What followed was a convoluted legal battle that raged from Bos’ land to Springfield, Ill., to Washington, D.C. Judges, politicians, the Illinois Environmental Protection Agency, the United States Environmental Protection Agency, the lieutenant governor’s office, the attorney general’s office, the road commissioner, the village attorney and a cadre of environmental organizations all got in on the fun. At one point, the US EPA even sued the Illinois EPA. At another, a tributary to the Apple River turned bright purple because of the over-application of silage leachate. It was this last outrage that prompted the Illinois Attorney General to file charges against the dairy that eventually resulted in the settlement that sent Bos back to California.

And none of it was cheap.

Turner owned an art store/antique store/coffee beanery on the main street of little Warren, Ill., when she dived into the fray, and she was planning to sell her building and move the business into a bigger facility across the street. She did sell, but she never made the move. Instead the proceeds went to establishing the HOMES treasury. “I sold the building and the inventory, and that went to court,” Turner said. “I didn’t get to reopen my business. Nobody else would sign the lawyer’s retainer. I was physically ill when I had to do that, but it was like you either fight this now or you move away. Cathy Hicks, my lifelong friend, signed on a couple of days later. Between Cathy and I, we were HOMES’ first $100,000, but we didn’t tell anybody because everybody would think we could just keep coughing up money. We didn’t have any more after that. We had to fund raise.”

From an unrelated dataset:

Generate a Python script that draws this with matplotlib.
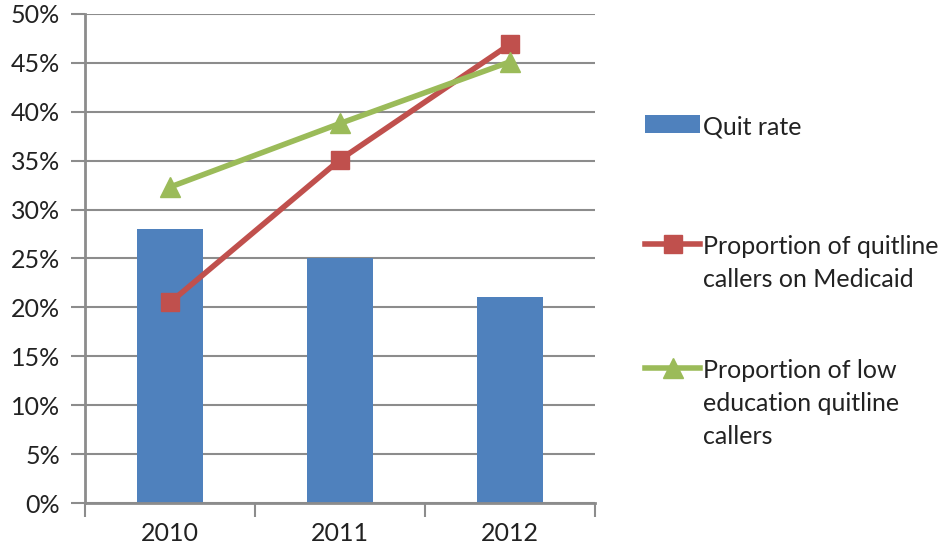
import numpy as np
import matplotlib.pyplot as plt
from matplotlib.ticker import FixedLocator, PercentFormatter

plt.rcParams['font.family'] = ['Lato', 'DejaVu Sans']

years = ['2010', '2011', '2012']
quit_rate = [28.0, 25.0, 21.1]
medicaid = [20.5, 35.1, 46.9]
low_edu = [32.3, 38.8, 45.1]

grey = '#8c8c8c'
x = np.arange(len(years))

fig = plt.figure(figsize=(9.46, 5.54), dpi=100)
ax = fig.add_axes([0.09, 0.092, 0.539, 0.883])

b = ax.bar(x, quit_rate, width=0.39, color='#4F81BD', label='Quit rate', zorder=2)
l1, = ax.plot(x, medicaid, color='#C0504D', lw=4, marker='s', ms=13,
              label='Proportion of quitline\ncallers on Medicaid', zorder=3)
l2, = ax.plot(x, low_edu, color='#9BBB59', lw=4, marker='^', ms=15,
              label='Proportion of low\neducation quitline\ncallers', zorder=3)

ax.set_xlim(-0.5, 2.5)
ax.set_ylim(0, 50)
ax.set_yticks(np.arange(0, 51, 5))
ax.yaxis.set_major_formatter(PercentFormatter(decimals=0))
ax.grid(axis='y', color=grey, lw=1.5, zorder=0)

ax.set_xticks(x)
ax.set_xticklabels(years)
ax.xaxis.set_minor_locator(FixedLocator([-0.5, 0.5, 1.5, 2.5]))
ax.tick_params(axis='x', which='major', length=0, pad=14, labelsize=18, labelcolor='#222222')
ax.tick_params(axis='x', which='minor', length=10, width=1.5, color=grey)
ax.tick_params(axis='y', length=10, width=1.5, color=grey, pad=8, labelsize=18, labelcolor='#222222')

for s in ['top', 'right']:
    ax.spines[s].set_visible(False)
for s in ['left', 'bottom']:
    ax.spines[s].set_color(grey)
    ax.spines[s].set_linewidth(2)

# one legend per entry so the gaps can match the original
for h, ytop in [(b, 0.792), (l1, 0.575), (l2, 0.352)]:
    leg = fig.legend(handles=[h], loc='upper left', bbox_to_anchor=(0.682, ytop),
                     frameon=False, fontsize=18, handlelength=2.2, handletextpad=0.12,
                     handleheight=0.7, borderpad=0, borderaxespad=0)
    for t in leg.get_texts():
        t.set_linespacing(1.52)
        t.set_color('#222222')
    for hp in leg._legend_handle_box.get_children()[0].get_children():
        hp.align = 'top'

fig.savefig('out.png', dpi=100)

And fund raise they did, collecting a total of $550,000 to combat Bos’ bottomless pockets. It would have been worse if they hadn’t found a sympathetic attorney. “My lawyer only charged us $100 an hour,” Turner said. “He was originally from Chicago, and he thought he was coming out here to retire and open a magician’s shop on the main street in Galena. He saw the corruption. He saw how they were breaking the rules and were going to get away with it. “We were ready to throw ourselves under the bus, but not to quit. There were low points, because they shifted the burden of proof onto us in court. The court was at this point going to ignore anything scientific. We knew going in that we would lose the last court hearing. We went to appeals and lost there, too. The only thing we got was A.J. Bos was not allowed to sue us because he built at his own risk, and citizens have every right to protect their homes.”

In the end, HOMES won through the permitting process what it lost in court, but it was never easy. “It’s like spinning plates,” Turner said. “You have to get them all balanced and spinning at the same time. Some are going to work, and some aren’t. There’s no safety net. There’s no guarantee that you’ll be this big hero or anything. You have chumps in your town who beat you up over it. They harassed us. They vandalized our house. “I painted 30 road signs, and they were stolen and burned in this other dairyman’s field because he wanted to show the farm bureau people that he was going to support the dairy. He was lied to, and he just wanted to show he was one of the good old boys. We replaced the signs within 24 hours. “I’ve had the lug nuts on my car loosened twice in the same month. I’ve had my tires slashed. I’ve had people drive across my lawn. I get hate mail and stuff over the phone.” And yet when Turner’s asked if she’d do it all again, she doesn’t miss hesitate to say yes. Would she do anything differently? “I don’t think so,” she said. “The people who rose to the occasion through our post office box … it still baffles me. The economy was getting worse as we were going through the courts, but they saw that something was being done, and we didn’t quit. Even though, it was nasty, we just kept chugging along.”